Requirement →
Drop the images; return everything else in the listing below exactly.

## begin Raw data

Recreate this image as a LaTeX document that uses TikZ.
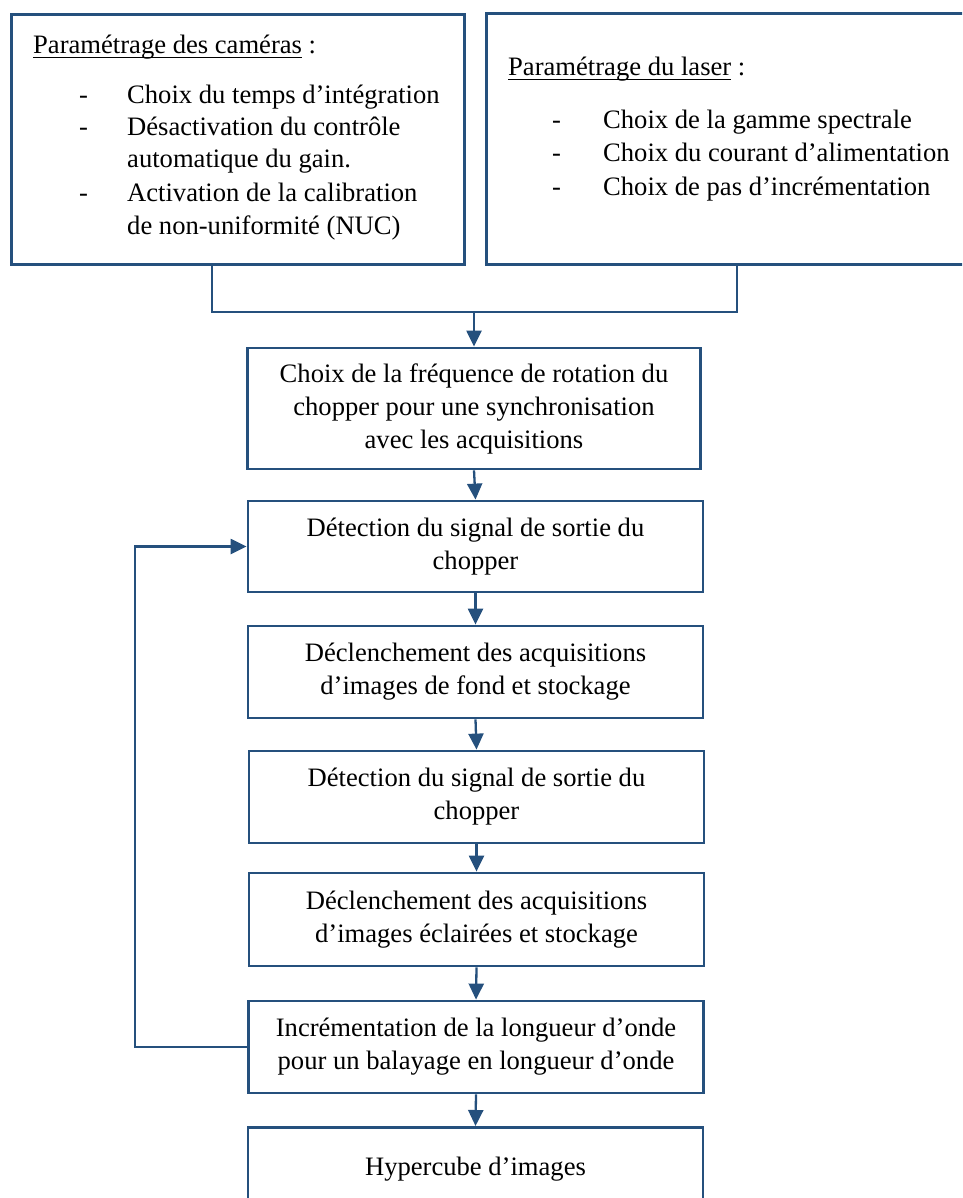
\documentclass[tikz,border=0pt]{standalone}
\usepackage{fontspec}
\setmainfont{Liberation Serif}
\usetikzlibrary{arrows.meta}
\definecolor{boxblue}{RGB}{37,80,125}
\newcommand\myul[1]{\setbox0\hbox{#1}\rlap{\rule[-4.5pt]{\wd0}{1.4pt}}\box0\relax}
\begin{document}
\begin{tikzpicture}[x=1pt,y=-1pt,
  frame/.style={draw=boxblue, line width=2.8pt, inner sep=0pt, anchor=north west},
  box/.style={draw=boxblue, line width=2.8pt, minimum width=455pt, inner sep=0pt, align=center, font=\fontsize{26.6}{33}\selectfont},
  conn/.style={draw=boxblue, line width=2.3pt},
  arr/.style={conn, -{Triangle[length=16pt,width=15pt]}},
  txt/.style={inner sep=0pt, font=\fontsize{26.6}{33}\selectfont, anchor=base west}
]
\useasboundingbox (0,0) rectangle (962,1198);
\clip (0,0) rectangle (962,1198);

% top boxes
\node[frame, minimum width=453pt, minimum height=250pt] (cam) at (10,13) {};
\node[frame, minimum width=520pt, minimum height=251pt] (laser) at (485,12) {};

% camera text
\node[txt] (ct) at (33,54) {\myul{Paramétrage des caméras} :};
\node[txt] (c1) at (79,104) {\makebox[48pt][l]{-}Choix du temps d’intégration};
\node[txt] (c2) at (79,136) {\makebox[48pt][l]{-}Désactivation du contrôle};
\node[txt] (c3) at (127,168) {automatique du gain.};
\node[txt] (c4) at (79,202) {\makebox[48pt][l]{-}Activation de la calibration};
\node[txt] (c5) at (127,234) {de non-uniformité (NUC)};

% laser text
\node[txt] (lt) at (508,76) {\myul{Paramétrage du laser} :};
\node[txt] (l1) at (552,129) {\makebox[51pt][l]{-}Choix de la gamme spectrale};
\node[txt] (l2) at (552,162) {\makebox[51pt][l]{-}Choix du courant d’alimentation};
\node[txt] (l3) at (552,196) {\makebox[51pt][l]{-}Choix de pas d’incrémentation};

% flow boxes
\node[box, minimum width=453pt, minimum height=121pt] (A) at (474,408.5)
  {Choix de la fréquence de rotation du\\chopper pour une synchronisation\\avec les acquisitions};
\node[box, minimum height=91pt] (B) at (475.5,546.5)
  {Détection du signal de sortie du\\chopper};
\node[box, minimum height=92pt] (C) at (475.5,672)
  {Déclenchement des acquisitions\\d’images de fond et stockage};
\node[box, minimum height=92pt] (D) at (476.5,797)
  {Détection du signal de sortie du\\chopper};
\node[box, minimum height=93pt] (E) at (476.5,919.5)
  {Déclenchement des acquisitions\\d’images éclairées et stockage};
\node[box, minimum height=92pt] (F) at (476,1047)
  {Incrémentation de la longueur d’onde\\pour un balayage en longueur d’onde};
\node[box, minimum height=84pt, anchor=north] (G) at (475.5,1126)
  {Hypercube d’images};

% junction
\coordinate (jl) at (212,312);
\coordinate (jr) at (737,312);
\coordinate (j) at (474,312);
\draw[conn] (cam.south -| jl) -- (jl) -- (jr) -- (laser.south -| jr);
\draw[arr] (j) -- (A.north);

% vertical chain
\draw[arr] (A.south) -- (B.north);
\draw[arr] (B.south) -- (C.north);
\draw[arr] (C.south) -- (D.north);
\draw[arr] (D.south) -- (E.north);
\draw[arr] (E.south) -- (F.north);
\draw[arr] (F.south) -- (G.north);

% feedback loop
\coordinate (fb) at (135,1047);
\draw[arr] (F.west) -- (fb) |- (B.west);
\end{tikzpicture}
\end{document}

## end Raw data

Finished answer →
Recreate this image as a LaTeX document that uses TikZ.
\documentclass[tikz,border=0pt]{standalone}
\usepackage{fontspec}
\setmainfont{Liberation Serif}
\usetikzlibrary{arrows.meta}
\definecolor{boxblue}{RGB}{37,80,125}
\newcommand\myul[1]{\setbox0\hbox{#1}\rlap{\rule[-4.5pt]{\wd0}{1.4pt}}\box0\relax}
\begin{document}
\begin{tikzpicture}[x=1pt,y=-1pt,
  frame/.style={draw=boxblue, line width=2.8pt, inner sep=0pt, anchor=north west},
  box/.style={draw=boxblue, line width=2.8pt, minimum width=455pt, inner sep=0pt, align=center, font=\fontsize{26.6}{33}\selectfont},
  conn/.style={draw=boxblue, line width=2.3pt},
  arr/.style={conn, -{Triangle[length=16pt,width=15pt]}},
  txt/.style={inner sep=0pt, font=\fontsize{26.6}{33}\selectfont, anchor=base west}
]
\useasboundingbox (0,0) rectangle (962,1198);
\clip (0,0) rectangle (962,1198);

% top boxes
\node[frame, minimum width=453pt, minimum height=250pt] (cam) at (10,13) {};
\node[frame, minimum width=520pt, minimum height=251pt] (laser) at (485,12) {};

% camera text
\node[txt] (ct) at (33,54) {\myul{Paramétrage des caméras} :};
\node[txt] (c1) at (79,104) {\makebox[48pt][l]{-}Choix du temps d’intégration};
\node[txt] (c2) at (79,136) {\makebox[48pt][l]{-}Désactivation du contrôle};
\node[txt] (c3) at (127,168) {automatique du gain.};
\node[txt] (c4) at (79,202) {\makebox[48pt][l]{-}Activation de la calibration};
\node[txt] (c5) at (127,234) {de non-uniformité (NUC)};

% laser text
\node[txt] (lt) at (508,76) {\myul{Paramétrage du laser} :};
\node[txt] (l1) at (552,129) {\makebox[51pt][l]{-}Choix de la gamme spectrale};
\node[txt] (l2) at (552,162) {\makebox[51pt][l]{-}Choix du courant d’alimentation};
\node[txt] (l3) at (552,196) {\makebox[51pt][l]{-}Choix de pas d’incrémentation};

% flow boxes
\node[box, minimum width=453pt, minimum height=121pt] (A) at (474,408.5)
  {Choix de la fréquence de rotation du\\chopper pour une synchronisation\\avec les acquisitions};
\node[box, minimum height=91pt] (B) at (475.5,546.5)
  {Détection du signal de sortie du\\chopper};
\node[box, minimum height=92pt] (C) at (475.5,672)
  {Déclenchement des acquisitions\\d’images de fond et stockage};
\node[box, minimum height=92pt] (D) at (476.5,797)
  {Détection du signal de sortie du\\chopper};
\node[box, minimum height=93pt] (E) at (476.5,919.5)
  {Déclenchement des acquisitions\\d’images éclairées et stockage};
\node[box, minimum height=92pt] (F) at (476,1047)
  {Incrémentation de la longueur d’onde\\pour un balayage en longueur d’onde};
\node[box, minimum height=84pt, anchor=north] (G) at (475.5,1126)
  {Hypercube d’images};

% junction
\coordinate (jl) at (212,312);
\coordinate (jr) at (737,312);
\coordinate (j) at (474,312);
\draw[conn] (cam.south -| jl) -- (jl) -- (jr) -- (laser.south -| jr);
\draw[arr] (j) -- (A.north);

% vertical chain
\draw[arr] (A.south) -- (B.north);
\draw[arr] (B.south) -- (C.north);
\draw[arr] (C.south) -- (D.north);
\draw[arr] (D.south) -- (E.north);
\draw[arr] (E.south) -- (F.north);
\draw[arr] (F.south) -- (G.north);

% feedback loop
\coordinate (fb) at (135,1047);
\draw[arr] (F.west) -- (fb) |- (B.west);
\end{tikzpicture}
\end{document}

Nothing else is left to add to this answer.